Given problem: Check each line of the listing, and copy it if it contains the word "document".

┏━━

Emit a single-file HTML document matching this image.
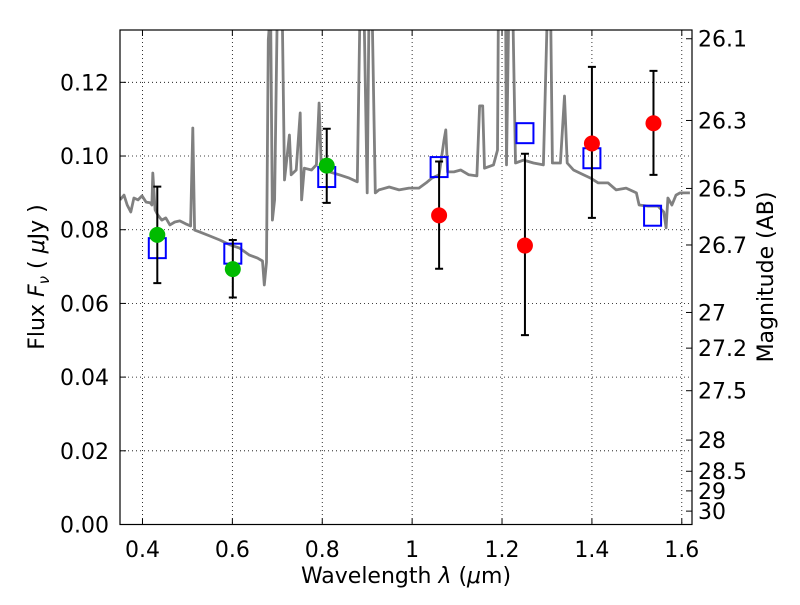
<!DOCTYPE html>
<html><head><meta charset="utf-8"><style>
body{margin:0;background:#fff;}
svg text{font-family:"DejaVu Sans","Liberation Sans",sans-serif;fill:#000;}
</style></head><body>
<svg id="chart" width="800" height="600" viewBox="0 0 800 600">
<defs><clipPath id="plotclip"><rect x="120" y="30" width="572" height="494.5"/></clipPath></defs>
<rect x="0" y="0" width="800" height="600" fill="#fff"/>
<g id="grid"></g>
<g id="spec" clip-path="url(#plotclip)"></g>
<g id="marks"></g>
<rect x="120" y="30" width="572" height="494.5" fill="none" stroke="#000" stroke-width="1.2"/>
<g id="axes"></g>
<text x="406" y="583" font-size="22" text-anchor="middle">Wavelength  <tspan font-style="italic">λ</tspan> (<tspan font-style="italic">μ</tspan>m)</text>
<text transform="translate(44,277) rotate(-90)" font-size="22" text-anchor="middle">Flux  <tspan font-style="italic">F</tspan><tspan font-style="italic" font-size="15" dy="5">ν</tspan><tspan dy="-5">  ( </tspan><tspan font-style="italic">μ</tspan>Jy )</text>
<text transform="translate(773,277) rotate(-90)" font-size="22" text-anchor="middle">Magnitude (AB)</text>
</svg>
<script>
const specLam=[0.350,0.359,0.366,0.374,0.381,0.390,0.399,0.408,0.417,0.421,0.423,0.428,0.434,0.443,0.452,0.461,0.472,0.483,0.496,0.507,0.512,0.516,0.527,0.550,0.572,0.594,0.616,0.638,0.656,0.667,0.671,0.676,0.680,0.685,0.689,0.694,0.700,0.711,0.716,0.727,0.731,0.742,0.751,0.754,0.760,0.776,0.787,0.793,0.798,0.816,0.838,0.860,0.878,0.884,0.893,0.900,0.904,0.911,0.918,0.926,0.949,0.971,0.993,1.015,1.031,1.044,1.060,1.071,1.075,1.079,1.093,1.108,1.126,1.144,1.150,1.157,1.161,1.181,1.190,1.192,1.208,1.210,1.215,1.224,1.230,1.248,1.270,1.292,1.301,1.308,1.312,1.330,1.339,1.345,1.359,1.381,1.397,1.414,1.436,1.454,1.476,1.499,1.505,1.525,1.547,1.560,1.565,1.569,1.578,1.587,1.596,1.618];
const specFlux=[0.0881,0.0894,0.0867,0.0848,0.0886,0.0881,0.0892,0.0875,0.0873,0.0867,0.0954,0.0854,0.0840,0.0826,0.0832,0.0813,0.0821,0.0824,0.0816,0.0810,0.1076,0.0799,0.0794,0.0783,0.0772,0.0759,0.0750,0.0731,0.0723,0.0715,0.0650,0.0712,0.1315,0.140,0.0826,0.0881,0.140,0.140,0.0935,0.1057,0.0949,0.0962,0.1117,0.0881,0.0967,0.0962,0.0976,0.1144,0.0967,0.0957,0.0949,0.0940,0.0930,0.140,0.140,0.0900,0.140,0.140,0.0900,0.0908,0.0916,0.0908,0.0913,0.0913,0.0927,0.0940,0.0949,0.1043,0.1071,0.0957,0.0957,0.0962,0.0949,0.0946,0.1136,0.1136,0.0967,0.0976,0.1016,0.140,0.140,0.0976,0.140,0.140,0.0981,0.0989,0.0981,0.0976,0.140,0.140,0.0981,0.0981,0.1163,0.0981,0.0962,0.0949,0.0940,0.0927,0.0927,0.0908,0.0913,0.0900,0.0867,0.0864,0.0864,0.0848,0.0805,0.0886,0.0867,0.0894,0.0900,0.0900];
const obsLam=[0.433,0.601,0.810,1.060,1.251,1.400,1.537];
const obsFlux=[0.0786,0.0693,0.0974,0.0839,0.0757,0.1034,0.1089];
const obsErrHi=[0.0917,0.0772,0.1074,0.0985,0.1006,0.1242,0.1231];
const obsErrLo=[0.0655,0.0616,0.0873,0.0694,0.0514,0.0832,0.0949];
const obsColor=['#00bb00','#00bb00','#00bb00','#ff0000','#ff0000','#ff0000','#ff0000'];
const modLam=[0.433,0.601,0.810,1.060,1.251,1.400,1.535];
const modFlux=[0.0750,0.0735,0.0943,0.0970,0.1062,0.0994,0.0838];
const xTicks=[0.4,0.6,0.8,1.0,1.2,1.4,1.6];
const xTickLabels=['0.4','0.6','0.8','1','1.2','1.4','1.6'];
const yTicks=[0,0.02,0.04,0.06,0.08,0.10,0.12];
const yTickLabels=['0.00','0.02','0.04','0.06','0.08','0.10','0.12'];
const magTicks=[26.1,26.3,26.5,26.7,27,27.2,27.5,28,28.5,29,30];
const magTickLabels=['26.1','26.3','26.5','26.7','27','27.2','27.5','28','28.5','29','30'];

const X0=120,X1=692,Y0=524.5,Y1=30,LMIN=0.35,LMAX=1.6227,FMAX=0.1342;
const sx=v=>X0+(v-LMIN)/(LMAX-LMIN)*(X1-X0);
const sy=v=>Y0-v/FMAX*(Y0-Y1);
const NS='http://www.w3.org/2000/svg';
function mk(tag,attrs,parent){const e=document.createElementNS(NS,tag);for(const k in attrs)e.setAttribute(k,attrs[k]);parent.appendChild(e);return e;}
const grid=document.getElementById('grid'),axes=document.getElementById('axes'),spec=document.getElementById('spec'),marks=document.getElementById('marks');

xTicks.forEach((t,i)=>{
  const x=sx(t);
  const g=mk('line',{x1:x,x2:x,y1:Y1,y2:Y0,stroke:'#000','stroke-width':0.8,'stroke-dasharray':'1,3'},grid);
  
  
  const a=mk('line',{x1:x,x2:x,y1:Y0,y2:Y0-6,stroke:'#000','stroke-width':1},axes);
  
  
  const b=mk('line',{x1:x,x2:x,y1:Y1,y2:Y1+6,stroke:'#000','stroke-width':1},axes);
  
  
  const tx=mk('text',{x:x,y:557,'font-size':22,'text-anchor':'middle'},axes);
  tx.textContent=xTickLabels[i];
  
  
});
yTicks.forEach((t,i)=>{
  const y=sy(t);
  const g=mk('line',{x1:X0,x2:X1,y1:y,y2:y,stroke:'#000','stroke-width':0.8,'stroke-dasharray':'1,3'},grid);
  
  
  const a=mk('line',{x1:X0,x2:X0+6,y1:y,y2:y,stroke:'#000','stroke-width':1},axes);
  
  
  const tx=mk('text',{x:109,y:y+8,'font-size':22,'text-anchor':'end'},axes);
  tx.textContent=yTickLabels[i];
  
  
});
magTicks.forEach((m,i)=>{
  const f=Math.pow(10,(23.9-m)/2.5);
  const y=sy(f);
  const a=mk('line',{x1:X1,x2:X1-6,y1:y,y2:y,stroke:'#000','stroke-width':1},axes);
  
  
  const tx=mk('text',{x:698,y:y+8,'font-size':22,'text-anchor':'start'},axes);
  tx.textContent=magTickLabels[i];
  
  
});

const pts=specLam.map((l,i)=>sx(l).toFixed(1)+','+sy(specFlux[i]).toFixed(1)).join(' ');
const pl=mk('polyline',{points:pts,fill:'none',stroke:'#808080','stroke-width':2.8,'stroke-linejoin':'round'},spec);



modLam.forEach((l,i)=>{
  const x=sx(l),y=sy(modFlux[i]);
  const r=mk('rect',{x:x-8.5,y:y-10,width:17,height:20,fill:'none',stroke:'#0000ff','stroke-width':2},marks);
  
  
});
obsLam.forEach((l,i)=>{
  const x=sx(l),yh=sy(obsErrHi[i]),yl=sy(obsErrLo[i]);
  const e=mk('path',{d:`M${x},${yh}V${yl}M${x-4},${yh}H${x+4}M${x-4},${yl}H${x+4}`,stroke:'#000','stroke-width':2,fill:'none'},marks);
  
  
  const c=mk('circle',{cx:x,cy:sy(obsFlux[i]),r:8,fill:obsColor[i]},marks);
  
  
});
</script>
</body></html>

┗━━

Task result:
Emit a single-file HTML document matching this image.
function mk(tag,attrs,parent){const e=document.createElementNS(NS,tag);for(const k in attrs)e.setAttribute(k,attrs[k]);parent.appendChild(e);return e;}
const grid=document.getElementById('grid'),axes=document.getElementById('axes'),spec=document.getElementById('spec'),marks=document.getElementById('marks');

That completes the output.